Goal> Look for the string "with" and copy every line that has it.

....

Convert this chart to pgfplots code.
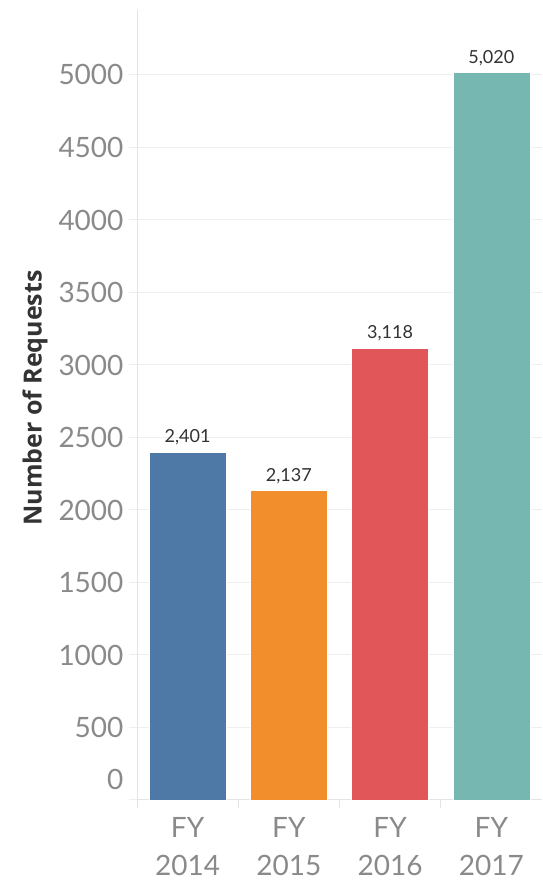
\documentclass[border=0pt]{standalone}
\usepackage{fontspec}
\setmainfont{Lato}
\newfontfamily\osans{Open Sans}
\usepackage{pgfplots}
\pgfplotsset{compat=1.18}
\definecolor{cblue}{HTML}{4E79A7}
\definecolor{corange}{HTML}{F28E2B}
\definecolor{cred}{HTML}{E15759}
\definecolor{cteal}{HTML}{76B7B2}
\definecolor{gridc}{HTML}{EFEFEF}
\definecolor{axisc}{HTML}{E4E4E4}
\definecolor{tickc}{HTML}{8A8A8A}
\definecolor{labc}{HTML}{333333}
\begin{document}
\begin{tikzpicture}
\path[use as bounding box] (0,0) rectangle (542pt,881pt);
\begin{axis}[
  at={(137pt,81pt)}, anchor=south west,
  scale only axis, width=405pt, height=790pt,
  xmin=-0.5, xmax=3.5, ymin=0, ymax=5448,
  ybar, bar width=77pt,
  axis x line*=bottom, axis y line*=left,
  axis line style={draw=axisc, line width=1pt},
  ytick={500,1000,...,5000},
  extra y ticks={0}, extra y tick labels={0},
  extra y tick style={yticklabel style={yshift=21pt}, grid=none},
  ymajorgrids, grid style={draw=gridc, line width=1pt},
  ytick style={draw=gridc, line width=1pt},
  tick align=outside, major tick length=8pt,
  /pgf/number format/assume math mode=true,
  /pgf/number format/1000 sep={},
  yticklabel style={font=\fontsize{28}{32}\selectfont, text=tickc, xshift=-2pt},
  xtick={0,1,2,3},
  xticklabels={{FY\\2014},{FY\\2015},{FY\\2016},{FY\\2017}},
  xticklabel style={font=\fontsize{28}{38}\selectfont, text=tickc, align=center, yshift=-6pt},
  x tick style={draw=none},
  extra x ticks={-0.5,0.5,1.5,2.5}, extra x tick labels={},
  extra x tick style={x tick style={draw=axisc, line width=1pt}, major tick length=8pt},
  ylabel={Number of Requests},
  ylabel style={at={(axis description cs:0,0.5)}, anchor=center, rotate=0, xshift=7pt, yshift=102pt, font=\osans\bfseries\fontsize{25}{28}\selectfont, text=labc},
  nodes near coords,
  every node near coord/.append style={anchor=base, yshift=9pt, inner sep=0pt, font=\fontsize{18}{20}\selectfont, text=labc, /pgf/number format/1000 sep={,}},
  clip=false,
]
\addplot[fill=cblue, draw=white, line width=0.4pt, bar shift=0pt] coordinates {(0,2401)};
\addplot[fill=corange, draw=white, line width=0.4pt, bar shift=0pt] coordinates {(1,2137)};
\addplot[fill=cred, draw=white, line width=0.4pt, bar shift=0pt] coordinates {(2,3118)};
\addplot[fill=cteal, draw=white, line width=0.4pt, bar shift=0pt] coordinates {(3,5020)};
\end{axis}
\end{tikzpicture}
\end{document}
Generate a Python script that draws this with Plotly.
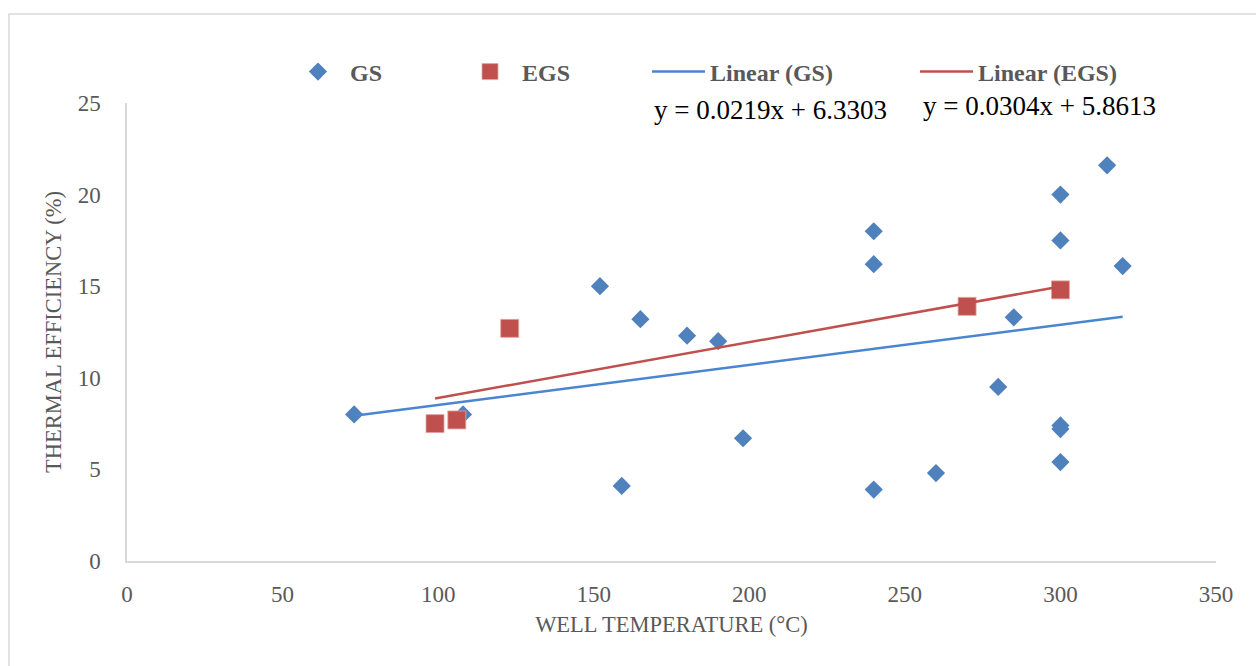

....

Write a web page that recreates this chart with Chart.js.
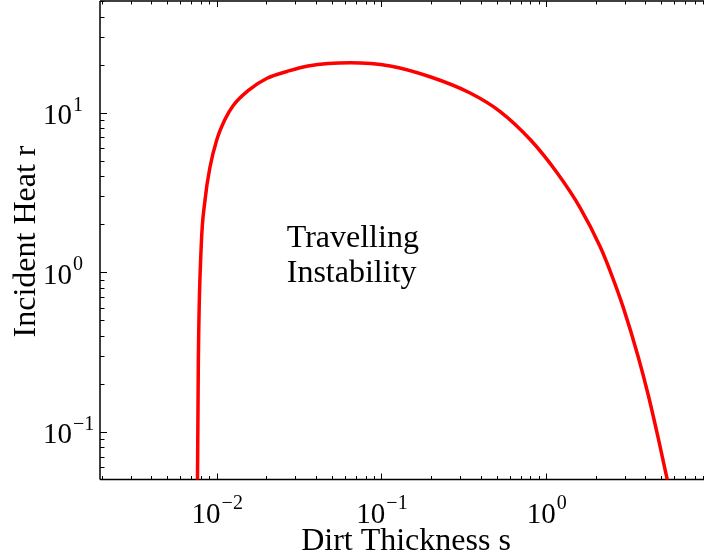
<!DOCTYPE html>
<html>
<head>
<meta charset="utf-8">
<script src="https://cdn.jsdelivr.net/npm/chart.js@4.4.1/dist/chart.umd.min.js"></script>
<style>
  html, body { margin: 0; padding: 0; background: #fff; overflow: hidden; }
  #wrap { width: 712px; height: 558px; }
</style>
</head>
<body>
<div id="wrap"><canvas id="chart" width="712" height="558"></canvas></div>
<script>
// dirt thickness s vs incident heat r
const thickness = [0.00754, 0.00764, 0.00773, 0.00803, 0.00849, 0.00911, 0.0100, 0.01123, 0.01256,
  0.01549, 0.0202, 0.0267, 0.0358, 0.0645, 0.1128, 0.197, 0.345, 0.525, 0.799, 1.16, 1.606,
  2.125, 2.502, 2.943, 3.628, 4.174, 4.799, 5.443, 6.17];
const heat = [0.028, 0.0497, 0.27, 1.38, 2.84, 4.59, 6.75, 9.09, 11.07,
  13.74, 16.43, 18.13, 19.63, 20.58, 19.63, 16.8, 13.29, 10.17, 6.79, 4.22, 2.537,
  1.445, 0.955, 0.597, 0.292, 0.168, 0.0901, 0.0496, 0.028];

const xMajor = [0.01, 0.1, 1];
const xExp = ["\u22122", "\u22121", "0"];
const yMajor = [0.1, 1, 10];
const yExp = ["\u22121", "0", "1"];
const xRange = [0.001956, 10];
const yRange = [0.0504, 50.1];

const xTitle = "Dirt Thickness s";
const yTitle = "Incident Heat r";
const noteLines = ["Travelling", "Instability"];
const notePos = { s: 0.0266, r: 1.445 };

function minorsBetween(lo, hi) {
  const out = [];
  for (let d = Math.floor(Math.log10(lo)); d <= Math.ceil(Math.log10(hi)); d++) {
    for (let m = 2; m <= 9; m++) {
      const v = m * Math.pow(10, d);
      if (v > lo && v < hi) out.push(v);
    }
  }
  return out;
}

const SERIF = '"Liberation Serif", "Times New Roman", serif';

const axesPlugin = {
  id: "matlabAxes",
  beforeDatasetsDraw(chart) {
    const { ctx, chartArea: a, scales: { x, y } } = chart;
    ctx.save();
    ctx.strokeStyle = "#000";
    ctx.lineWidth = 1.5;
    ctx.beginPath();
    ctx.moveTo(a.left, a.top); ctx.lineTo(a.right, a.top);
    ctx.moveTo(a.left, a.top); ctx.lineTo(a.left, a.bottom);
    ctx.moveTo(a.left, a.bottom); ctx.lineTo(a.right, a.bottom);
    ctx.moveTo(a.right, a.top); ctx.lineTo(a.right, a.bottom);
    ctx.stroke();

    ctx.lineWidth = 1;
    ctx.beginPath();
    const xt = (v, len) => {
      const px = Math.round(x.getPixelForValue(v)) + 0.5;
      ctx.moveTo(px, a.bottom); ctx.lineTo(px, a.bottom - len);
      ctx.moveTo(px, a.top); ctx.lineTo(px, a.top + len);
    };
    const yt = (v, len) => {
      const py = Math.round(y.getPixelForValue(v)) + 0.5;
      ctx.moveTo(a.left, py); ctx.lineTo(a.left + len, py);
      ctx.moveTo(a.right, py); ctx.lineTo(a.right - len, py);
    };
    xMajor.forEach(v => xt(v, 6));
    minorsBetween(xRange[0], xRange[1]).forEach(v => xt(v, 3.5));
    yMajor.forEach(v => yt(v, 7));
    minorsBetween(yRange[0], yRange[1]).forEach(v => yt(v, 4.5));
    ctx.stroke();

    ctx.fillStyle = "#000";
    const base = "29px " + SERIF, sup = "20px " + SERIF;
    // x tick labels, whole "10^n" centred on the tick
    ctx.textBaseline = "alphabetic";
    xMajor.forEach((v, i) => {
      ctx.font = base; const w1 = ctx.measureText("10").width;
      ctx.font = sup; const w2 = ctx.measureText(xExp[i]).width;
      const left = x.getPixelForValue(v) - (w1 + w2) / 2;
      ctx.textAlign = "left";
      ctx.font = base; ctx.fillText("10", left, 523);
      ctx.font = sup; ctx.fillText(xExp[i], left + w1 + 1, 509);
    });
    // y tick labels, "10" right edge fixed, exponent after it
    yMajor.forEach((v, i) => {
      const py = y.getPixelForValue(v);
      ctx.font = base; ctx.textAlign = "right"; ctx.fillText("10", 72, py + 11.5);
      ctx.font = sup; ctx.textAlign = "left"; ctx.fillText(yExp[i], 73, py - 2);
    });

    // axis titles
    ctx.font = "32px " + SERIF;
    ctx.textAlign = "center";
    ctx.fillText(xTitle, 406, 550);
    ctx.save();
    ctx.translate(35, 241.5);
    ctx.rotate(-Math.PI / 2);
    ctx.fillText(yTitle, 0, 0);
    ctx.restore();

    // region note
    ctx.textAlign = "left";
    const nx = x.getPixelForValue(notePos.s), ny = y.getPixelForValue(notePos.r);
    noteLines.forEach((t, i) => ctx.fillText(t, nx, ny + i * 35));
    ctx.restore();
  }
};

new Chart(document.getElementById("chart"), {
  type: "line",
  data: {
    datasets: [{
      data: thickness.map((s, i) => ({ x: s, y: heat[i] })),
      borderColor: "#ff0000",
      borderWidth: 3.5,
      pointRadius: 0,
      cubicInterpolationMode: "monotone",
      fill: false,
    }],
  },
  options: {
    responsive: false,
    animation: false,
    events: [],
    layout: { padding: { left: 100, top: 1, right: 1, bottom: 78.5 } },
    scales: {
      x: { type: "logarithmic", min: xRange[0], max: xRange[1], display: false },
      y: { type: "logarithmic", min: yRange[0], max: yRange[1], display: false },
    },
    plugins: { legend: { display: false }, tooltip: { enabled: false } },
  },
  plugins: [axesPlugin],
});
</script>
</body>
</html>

....

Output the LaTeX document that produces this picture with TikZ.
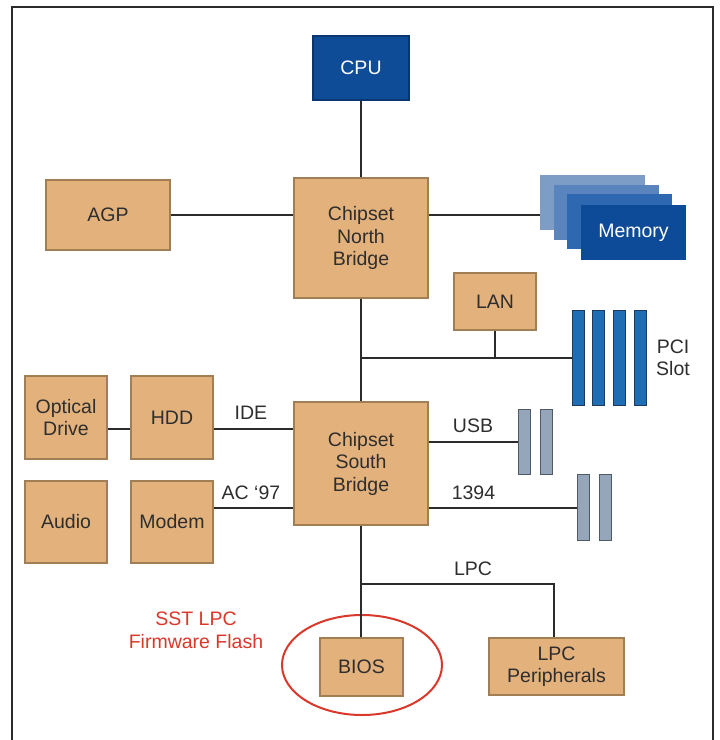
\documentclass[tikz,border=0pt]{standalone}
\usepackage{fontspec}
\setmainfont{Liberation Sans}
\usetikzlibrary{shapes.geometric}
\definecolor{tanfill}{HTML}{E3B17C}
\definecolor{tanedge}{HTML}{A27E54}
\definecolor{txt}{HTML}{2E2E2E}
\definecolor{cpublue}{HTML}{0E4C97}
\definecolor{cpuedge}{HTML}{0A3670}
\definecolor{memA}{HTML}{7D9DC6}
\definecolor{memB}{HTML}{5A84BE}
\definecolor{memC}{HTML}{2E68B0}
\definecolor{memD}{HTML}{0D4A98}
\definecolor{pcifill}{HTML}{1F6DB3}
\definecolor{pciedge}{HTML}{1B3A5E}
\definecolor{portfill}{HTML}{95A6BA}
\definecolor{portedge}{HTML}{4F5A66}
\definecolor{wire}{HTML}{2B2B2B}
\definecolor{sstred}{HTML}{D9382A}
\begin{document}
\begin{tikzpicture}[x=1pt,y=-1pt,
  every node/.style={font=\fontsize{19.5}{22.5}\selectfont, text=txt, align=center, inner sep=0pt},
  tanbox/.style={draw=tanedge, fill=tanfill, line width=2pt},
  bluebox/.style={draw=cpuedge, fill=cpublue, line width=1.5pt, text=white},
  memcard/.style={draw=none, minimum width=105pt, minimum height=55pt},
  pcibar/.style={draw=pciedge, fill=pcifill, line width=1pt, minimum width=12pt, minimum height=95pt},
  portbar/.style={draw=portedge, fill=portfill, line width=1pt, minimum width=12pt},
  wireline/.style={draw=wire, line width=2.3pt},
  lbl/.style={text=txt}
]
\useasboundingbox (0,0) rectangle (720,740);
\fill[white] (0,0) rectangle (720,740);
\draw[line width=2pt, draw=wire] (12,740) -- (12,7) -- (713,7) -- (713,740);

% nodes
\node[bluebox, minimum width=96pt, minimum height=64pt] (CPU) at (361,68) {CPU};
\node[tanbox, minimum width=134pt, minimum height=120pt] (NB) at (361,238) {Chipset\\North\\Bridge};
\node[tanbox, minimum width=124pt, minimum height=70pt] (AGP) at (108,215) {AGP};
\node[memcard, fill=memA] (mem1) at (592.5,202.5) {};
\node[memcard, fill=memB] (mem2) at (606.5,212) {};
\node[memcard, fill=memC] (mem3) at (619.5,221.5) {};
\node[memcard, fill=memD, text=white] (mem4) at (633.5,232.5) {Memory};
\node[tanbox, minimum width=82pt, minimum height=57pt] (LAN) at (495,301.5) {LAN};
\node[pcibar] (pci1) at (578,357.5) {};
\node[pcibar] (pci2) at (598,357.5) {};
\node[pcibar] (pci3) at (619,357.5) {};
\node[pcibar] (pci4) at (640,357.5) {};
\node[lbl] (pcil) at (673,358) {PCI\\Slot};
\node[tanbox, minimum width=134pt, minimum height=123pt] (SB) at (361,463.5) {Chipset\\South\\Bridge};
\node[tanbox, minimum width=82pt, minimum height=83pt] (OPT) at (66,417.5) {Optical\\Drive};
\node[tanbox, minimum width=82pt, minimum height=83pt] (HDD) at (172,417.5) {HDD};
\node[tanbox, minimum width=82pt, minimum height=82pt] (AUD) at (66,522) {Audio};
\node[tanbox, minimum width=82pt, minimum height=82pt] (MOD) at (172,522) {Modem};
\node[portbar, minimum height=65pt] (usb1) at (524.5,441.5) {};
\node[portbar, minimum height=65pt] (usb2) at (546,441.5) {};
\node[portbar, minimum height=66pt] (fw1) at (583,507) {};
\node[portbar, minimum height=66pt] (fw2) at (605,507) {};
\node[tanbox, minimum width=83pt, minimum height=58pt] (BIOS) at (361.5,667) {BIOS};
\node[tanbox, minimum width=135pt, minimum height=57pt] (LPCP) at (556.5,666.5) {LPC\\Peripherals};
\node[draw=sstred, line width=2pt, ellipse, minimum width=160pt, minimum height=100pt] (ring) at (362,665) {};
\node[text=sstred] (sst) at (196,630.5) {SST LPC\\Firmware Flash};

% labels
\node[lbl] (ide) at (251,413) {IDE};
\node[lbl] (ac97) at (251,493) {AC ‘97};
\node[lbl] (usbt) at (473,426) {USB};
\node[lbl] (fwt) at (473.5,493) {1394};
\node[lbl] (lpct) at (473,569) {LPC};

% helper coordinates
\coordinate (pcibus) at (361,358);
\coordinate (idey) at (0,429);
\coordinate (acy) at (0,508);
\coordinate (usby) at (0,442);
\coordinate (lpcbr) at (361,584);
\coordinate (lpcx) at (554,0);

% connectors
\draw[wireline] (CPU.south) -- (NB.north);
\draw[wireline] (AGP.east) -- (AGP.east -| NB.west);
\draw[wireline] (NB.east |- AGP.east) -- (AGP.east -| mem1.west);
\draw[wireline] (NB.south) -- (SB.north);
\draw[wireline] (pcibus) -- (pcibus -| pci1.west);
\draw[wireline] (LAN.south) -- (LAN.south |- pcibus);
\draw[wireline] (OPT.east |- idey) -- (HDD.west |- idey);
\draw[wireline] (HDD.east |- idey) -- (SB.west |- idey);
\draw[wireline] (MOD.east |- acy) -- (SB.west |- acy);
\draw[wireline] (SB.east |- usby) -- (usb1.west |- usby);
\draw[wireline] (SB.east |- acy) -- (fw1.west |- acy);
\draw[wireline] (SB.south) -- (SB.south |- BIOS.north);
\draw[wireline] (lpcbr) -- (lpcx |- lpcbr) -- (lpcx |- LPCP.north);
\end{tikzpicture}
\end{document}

....

Correct output>
Generate a Python script that draws this with Plotly.
Write a web page that recreates this chart with Chart.js.
Output the LaTeX document that produces this picture with TikZ.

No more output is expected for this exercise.